Heck, Mexico is rifling the couch cushions for money to buy pipe for its current projects, and it certainly doesn't have the capacity to do deep-water drilling.
Plus, Mexico's constitution bans foreign companies from investing in or profiting from the nation's oil. There is a bitter battle going on to change that law, with President Felipe Calderon leading the charge for liberalization. The proposed change in the law would allow foreign partners to drill in Mexico's deep-water oil prospects.
Even if the effort is successful, it will probably be too little, too late.
Mexico doesn't have the money to go after deepwater oil deposits ... |
There is already a shortage of deep-water rigs and trained manpower in the Gulf of Mexico. Mexico would be queuing up at the end of a long line.
The best-case scenario for bringing on new U.S. deep-water deposits is seven years. I don't see how Mexico could move any faster than that, and it would probably move slower.
In other words, by the time deepwater oil is pumping, Mexico's oil exports will already have slid down the slippery slope of disaster.
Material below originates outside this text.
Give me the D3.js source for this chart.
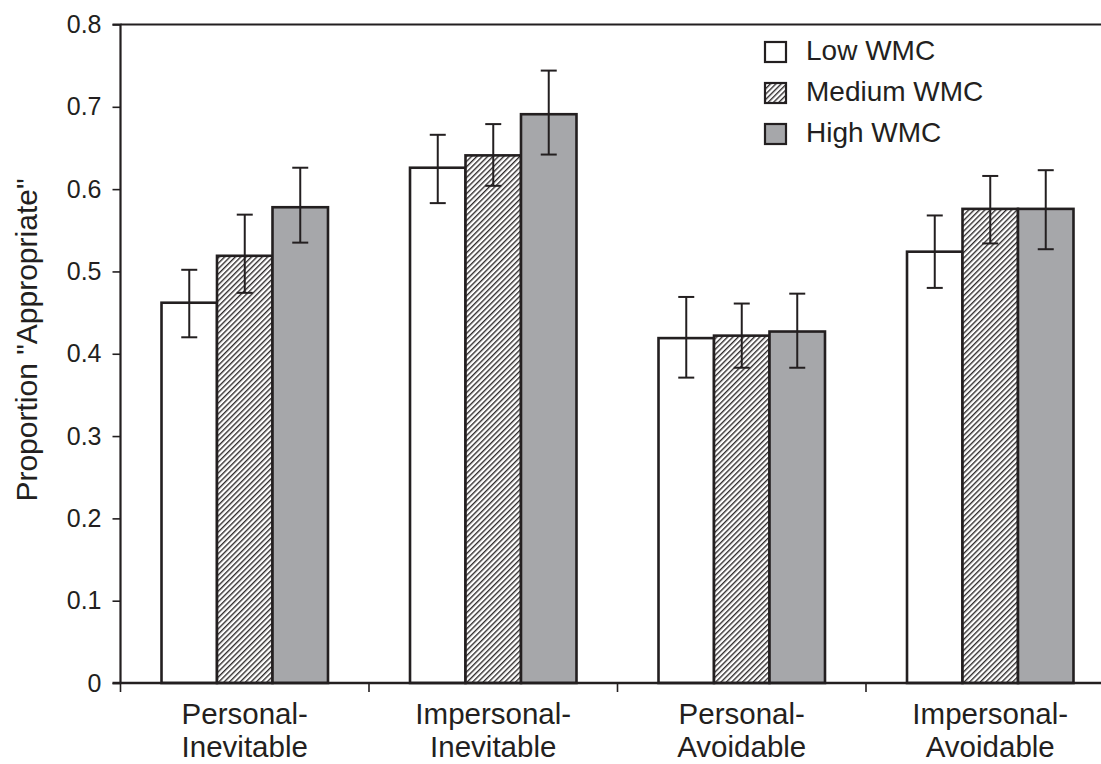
<!DOCTYPE html>
<html>
<head>
<meta charset="utf-8">
<script src="https://cdn.jsdelivr.net/npm/d3@7"></script>
<style>
  html, body { margin: 0; padding: 0; background: #fff; }
  svg { display: block; font-family: "Liberation Sans", Arial, Helvetica, sans-serif; }
</style>
</head>
<body>
<svg id="chart" width="1101" height="764"></svg>
<script>
// ---- data ----
const categories = [["Personal-", "Inevitable"], ["Impersonal-", "Inevitable"], ["Personal-", "Avoidable"], ["Impersonal-", "Avoidable"]];
const seriesNames = ["Low WMC", "Medium WMC", "High WMC"];
const lowWMC    = [0.462, 0.626, 0.419, 0.524];
const mediumWMC = [0.519, 0.641, 0.422, 0.576];
const highWMC   = [0.578, 0.691, 0.427, 0.576];
const lowErrLo  = [0.420, 0.583, 0.371, 0.480];
const lowErrHi  = [0.502, 0.666, 0.469, 0.568];
const medErrLo  = [0.474, 0.604, 0.383, 0.534];
const medErrHi  = [0.569, 0.679, 0.461, 0.616];
const highErrLo = [0.535, 0.642, 0.383, 0.527];
const highErrHi = [0.626, 0.744, 0.473, 0.623];
const yTicks = [0, 0.1, 0.2, 0.3, 0.4, 0.5, 0.6, 0.7, 0.8];
const yTickLabels = ["0", "0.1", "0.2", "0.3", "0.4", "0.5", "0.6", "0.7", "0.8"];
const yTitle = 'Proportion "Appropriate"';

const seriesValues = [lowWMC, mediumWMC, highWMC];
const seriesLo = [lowErrLo, medErrLo, highErrLo];
const seriesHi = [lowErrHi, medErrHi, highErrHi];

const svg = d3.select("#chart");
const ink = "#231f20";
const gray = "#a6a7aa";

// hatch pattern
const defs = svg.append("defs");
const pat = defs.append("pattern")
  .attr("id", "hatch").attr("patternUnits", "userSpaceOnUse")
  .attr("width", 3.8).attr("height", 3.8)
  .attr("patternTransform", "rotate(45)");
pat.append("rect").attr("width", 3.8).attr("height", 3.8).attr("fill", "#fff");
pat.append("line").attr("x1", 0.7).attr("y1", 0).attr("x2", 0.7).attr("y2", 3.8)
  .attr("stroke", ink).attr("stroke-width", 1.3);

const fills = ["#fff", "url(#hatch)", gray];

const x0 = 120.5, yTop = 24.5, yBot = 683;
const catKeys = categories.map((c, i) => i);
const x = d3.scaleBand().domain(catKeys).range([x0, x0 + 4 * 248.5]).paddingInner(0).paddingOuter(0);
const xs = d3.scaleBand().domain(d3.range(seriesNames.length)).range([0, x.bandwidth()]).paddingInner(0).paddingOuter(0.739);
const y = d3.scaleLinear().domain([0, 0.8]).range([yBot, yTop]);

// frame top line
svg.append("line").attr("x1", x0).attr("x2", 1101).attr("y1", yTop).attr("y2", yTop)
  .attr("stroke", ink).attr("stroke-width", 2);

// bars
const groups = svg.append("g").selectAll("g").data(catKeys).join("g")
  .attr("transform", d => `translate(${x(d)},0)`);

seriesNames.forEach((s, si) => {
  groups.append("rect")
    .attr("x", d => xs(si))
    .attr("y", d => y(seriesValues[si][d]))
    .attr("width", xs.bandwidth())
    .attr("height", d => y(0) - y(seriesValues[si][d]))
    .attr("fill", fills[si])
    .attr("stroke", ink).attr("stroke-width", 2.6);
});

// error bars
seriesNames.forEach((s, si) => {
  const cx = xs(si) + xs.bandwidth() / 2;
  groups.append("line")
    .attr("x1", cx).attr("x2", cx)
    .attr("y1", d => y(seriesLo[si][d])).attr("y2", d => y(seriesHi[si][d]))
    .attr("stroke", ink).attr("stroke-width", 2);
  [seriesLo[si], seriesHi[si]].forEach(arr => {
    groups.append("line")
      .attr("x1", cx - 8).attr("x2", cx + 8)
      .attr("y1", d => y(arr[d])).attr("y2", d => y(arr[d]))
      .attr("stroke", ink).attr("stroke-width", 2);
  });
});

// y axis
const yAxis = d3.axisLeft(y).tickValues(yTicks).tickFormat((d, i) => yTickLabels[i]).tickSize(8).tickPadding(11);
const gy = svg.append("g").attr("transform", `translate(${x0},0)`).call(yAxis);
gy.select(".domain").attr("stroke", ink).attr("stroke-width", 2.2).attr("d", `M-8,${yTop}H0V${yBot}`);
gy.selectAll(".tick line").attr("stroke", ink).attr("stroke-width", 1.6);
gy.selectAll(".tick text").attr("font-size", 25).attr("fill", ink).attr("font-family", '"Liberation Sans", Arial, sans-serif');

// x axis
const xEdges = d3.range(categories.length + 1).map(i => x0 + i * x.step());
svg.append("line").attr("x1", x0 - 8).attr("x2", 1101).attr("y1", yBot).attr("y2", yBot)
  .attr("stroke", ink).attr("stroke-width", 2.4);
svg.append("g").selectAll("line").data(xEdges).join("line")
  .attr("x1", d => d).attr("x2", d => d).attr("y1", yBot).attr("y2", yBot + 9)
  .attr("stroke", ink).attr("stroke-width", 1.6);

const labels = svg.append("g").selectAll("text").data(catKeys).join("text")
  .attr("x", d => x(d) + x.bandwidth() / 2)
  .attr("text-anchor", "middle").attr("font-size", 29.5).attr("fill", ink);
labels.append("tspan").attr("x", d => x(d) + x.bandwidth() / 2).attr("y", 724).text(d => categories[d][0]);
labels.append("tspan").attr("x", d => x(d) + x.bandwidth() / 2).attr("y", 757).text(d => categories[d][1]);

// y title
svg.append("text").attr("transform", "translate(37,340) rotate(-90)")
  .attr("text-anchor", "middle").attr("font-size", 30).attr("fill", ink).text(yTitle);

// legend
const leg = svg.append("g").selectAll("g").data(seriesNames).join("g")
  .attr("transform", (d, i) => `translate(765,${42 + i * 41})`);
leg.append("rect").attr("width", 21).attr("height", 20)
  .attr("fill", (d, i) => fills[i]).attr("stroke", ink).attr("stroke-width", 2.2);
leg.append("text").attr("x", 41).attr("y", 18).attr("font-size", 28).attr("fill", ink).text(d => d);
</script>
</body>
</html>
Looking down the road, top officials within Pemex say that without radical reform, Mexico will exhaust its reserves in less than seven years.
But no matter what happens, you can protect yourself ... and profit ... by buying select energy companies now!
After all, the market capitalization of the major integrated oil stocks is only 9.5 times expected earnings for the sector in 2008, and only 8.5 times expected earnings for 2009. Since the P/E is lower for 2009 than 2008, you could draw the conclusion that 2008 is not the earnings peak for energy stocks.
One of my favorite industries right now is oil exploration and production. These are the kind of companies that do deepwater exploring in the Gulf of Mexico.
Even if oil just stays around $100, these companies stand to make a killing as the major oil companies drill-drill-drill for new resources. And if oil eventually goes much higher, these companies stand to make a killing in the longer term.
The pullback in oil prices has hammered these stocks mercilessly. But that's only a good bet if you think oil prices are going down and will stay down.
If you believe, as I do, that oil prices are in a correction mode and will head higher, the pullback in oil prices has made these stocks dirt-cheap.
You can find a lot of those stocks in the iShares Dow Jones US Oil & Gas Exploration and Production ETF (IEO). It holds a bunch of companies that should do very well as the price of oil climbs higher — companies like Anadarko Petroleum, Apache, EOG Resources and more.